The clothes at Fiorucci were essentially restyled 1960s basics. Cowboy boots were made in gold Lurex, with higher heels. Button-down shirts were produced in DayGlo colours. But it was jeans that established Fiorucci on the international fashion scene. His were similar to Levi’s except they were skin-tight, sexy, brightly coloured and often made of vinyl. By the late 1970s he was selling more than 3 million pairs a year. In 1982, when Dupont invented Lycra, Fiorucci mixed it with denim, giving birth to the first stretch jeans.

Many of the ideas came from a cadre of 30 or so stylists and trendspotters, most of them Milanese and some as young as 16, whose job was to fly around the world, see what people were wearing on the streets and in clubs and report back on the latest trends.

Among other things Fiorucci introduced the monokini and thong from Brazil, causing controversy with the photographs of scantily-clad models used to advertise them. Glass beads from New Mexico, Afghan coats and leopard-skin prints were other hits.
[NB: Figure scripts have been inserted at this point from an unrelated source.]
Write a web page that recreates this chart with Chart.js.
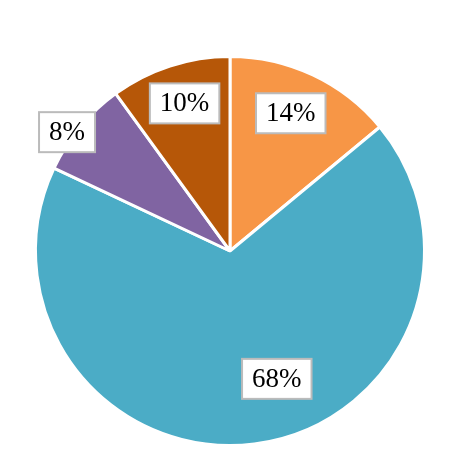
<!DOCTYPE html>
<html>
<head>
<meta charset="utf-8">
<script src="https://cdn.jsdelivr.net/npm/chart.js@4/dist/chart.umd.min.js"></script>
<style>
  html, body { margin: 0; padding: 0; background: #fff; }
  #wrap { width: 456px; height: 456px; }
</style>
</head>
<body>
<div id="wrap"><canvas id="chartPie"></canvas></div>
<script>
// Datos del gráfico
const categorias = ['A', 'B', 'C', 'D'];
const valores = [14, 68, 8, 10];
const colores = ['#F79646', '#4BACC6', '#8064A2', '#B65708'];

// Colocación de etiquetas: fracción del radio y desvío angular (grados) respecto al centro del sector
const posEtiquetas = [
    { r: 0.774, da: -1.4 },
    { r: 0.70, da: -12.9 },
    { r: 1.037, da: -3.5 },
    { r: 0.794, da: 0.9 }
];

const etiquetasCaja = {
    id: 'etiquetasCaja',
    afterDatasetsDraw(chart) {
        const ctx = chart.ctx;
        const meta = chart.getDatasetMeta(0);
        const total = valores.reduce((a, b) => a + b, 0);
        ctx.save();
        ctx.font = '27px "Liberation Serif", serif';
        ctx.textAlign = 'center';
        ctx.textBaseline = 'middle';
        meta.data.forEach((arc, i) => {
            const p = arc.getProps(['x', 'y', 'startAngle', 'endAngle', 'outerRadius'], true);
            const ang = (p.startAngle + p.endAngle) / 2 + posEtiquetas[i].da * Math.PI / 180;
            const rr = p.outerRadius * posEtiquetas[i].r;
            const cx = p.x + Math.cos(ang) * rr;
            const cy = p.y + Math.sin(ang) * rr;
            const txt = Math.round(valores[i] / total * 100) + '%';
            const w = ctx.measureText(txt).width + 20;
            const h = 40;
            ctx.fillStyle = '#ffffff';
            ctx.fillRect(cx - w / 2, cy - h / 2, w, h);
            ctx.strokeStyle = '#bbbbbb';
            ctx.lineWidth = 2;
            ctx.strokeRect(cx - w / 2, cy - h / 2, w, h);
            ctx.fillStyle = '#000000';
            ctx.fillText(txt, cx, cy + 1);
        });
        ctx.restore();
    }
};

new Chart(document.getElementById('chartPie').getContext('2d'), {
    type: 'pie',
    data: {
        labels: categorias,
        datasets: [{
            data: valores,
            backgroundColor: colores,
            borderColor: '#ffffff',
            borderWidth: 3
        }]
    },
    options: {
        responsive: true,
        maintainAspectRatio: false,
        animation: false,
        layout: { padding: { left: 34, top: 55, right: 30, bottom: 9 } },
        plugins: { legend: { display: false }, tooltip: { enabled: false } }
    },
    plugins: [etiquetasCaja]
});
</script>
</body>
</html>
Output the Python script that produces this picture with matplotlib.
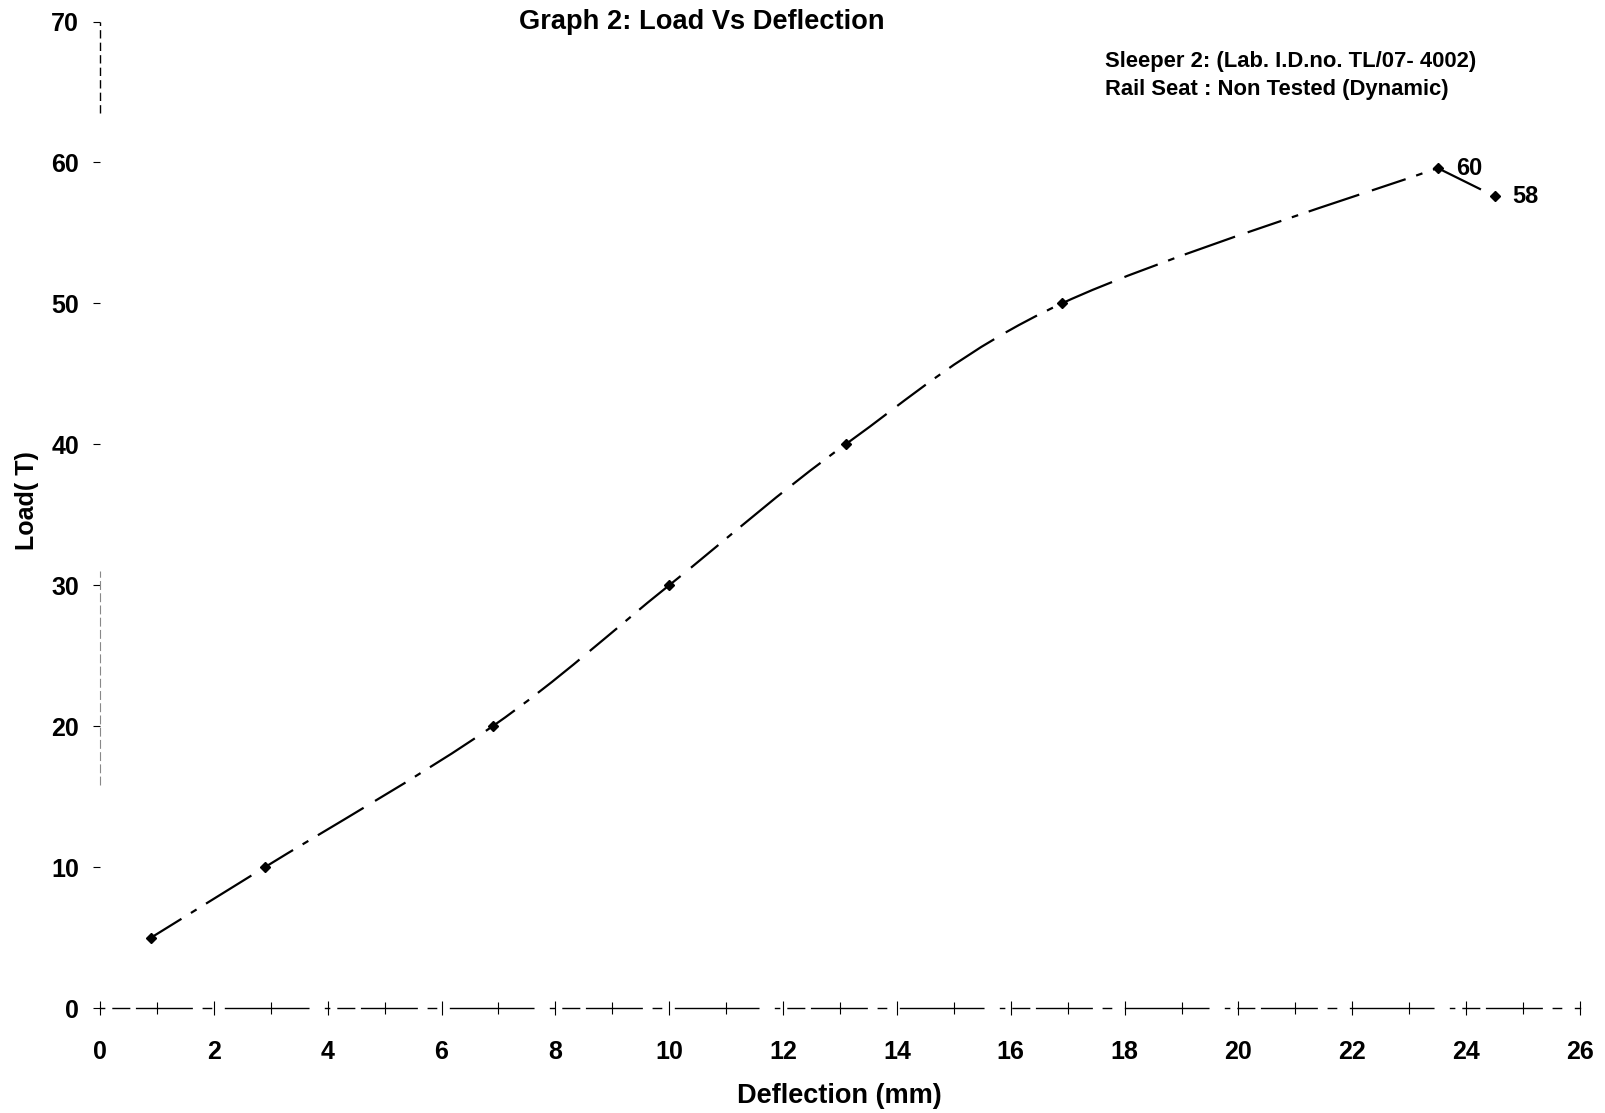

In an interview to mark his 80th birthday in June this year, Fiorucci looked back on his life: “At just six years old I lived through the trauma of the Second World War, with the bombings that shook Milan and people who were dying without knowing why. But I was lucky to live during a fascinating period such as the 1960s ... a moment of great social change, when young people were thinking of liberty, of peace.”Elio Fiorucci was married twice and had three daughters, but both marriages were dissolved.